The arch maintainers package more software than most other distributions.
Sorry, but I fail to see this.
I suppose if you’re accounting literally all independent distros, then you’re probably right. However, if we’d be more realistic and compare it to other well-established independent distros[1], then we notice that the vastness of the packages found in Arch’s repository is rather lackluster at the very least. Heck, by virtually all metrics, Arch together with its derivatives undoubtedly belong in the upper echelons of usage stats; only being second to the Debian-family of distros. IMO, however, the size of its repository absolutely doesn’t reflect this; as it’s only bigger than Slackware, Solus and Void. The inclusion of these smaller projects is arguably charitable on my side*. But to drive the point home very clearly: Arch’s repository is smaller than Alpine’s, Debian’s, Fedora’s, openSUSE’s and Gentoo’s with a ratio of (about) two to one (except for openSUSE).

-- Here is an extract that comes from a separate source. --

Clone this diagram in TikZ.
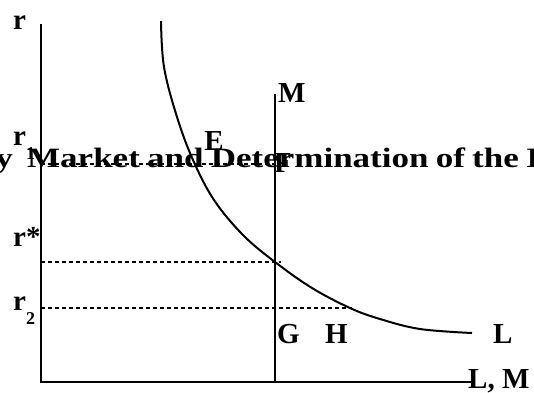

I’m basically counting Alpine, Debian, Fedora, Gentoo, openSUSE, Slackware, Solus and Void. I didn’t count Guix System and NixOS for how their ‘repositories’ are built different and therefore not easily comparable to the others. ↩︎
Thank you for the quick response!
You’re probably right. Do you think we got anything better to go by?
Can’t comment on this. Though, the list of packages with qt6 in their name is considerably longer in Fedora. However, I wonder if this simply reflects that Fedora, by virtue of having a larger repository, also has more stuff related to qt6. Or, as you posited it, chooses to package the same content over multiple packages instead of bundling them like it’s supposedly happening on Arch.
Hmm…, I feel you might be conflating stuff. Please allow me to elaborate on what I mean.
Fedora is not able to include some packages in its own repository due to legal reasons. As such, these are relayed to RPM Fusion instead. Which means that a well-functioning Fedora installation (almost necessarily) desires to install some packages from RPM Fusion. So, RPM Fusion exists as a ‘hack’ of sorts to protect Fedora from legal charges and NOT because they’re too lazy (or something) to ship those packages themselves. To be clear, RPM Fusion is accepted as a trusted third-party repository.
Arch, on the other hand, is rather lenient on what they can include in their repositories. Basically enabling them to package within their repositories all codecs and whatnot without them being visibly worried about the legal consequences of this ordeal.
To be honest, I don’t know exactly where this discrepancy comes from. But I wouldn’t be surprised if it’s related to how Arch is basically a genuine community distro while Fedora has official ties to Red Hat.
Btw, small correction, AFAIK you’re not supposed to install packages from the EPEL on Fedora. Perhaps you meant COPR (basically Fedora’s AUR) or Terra instead?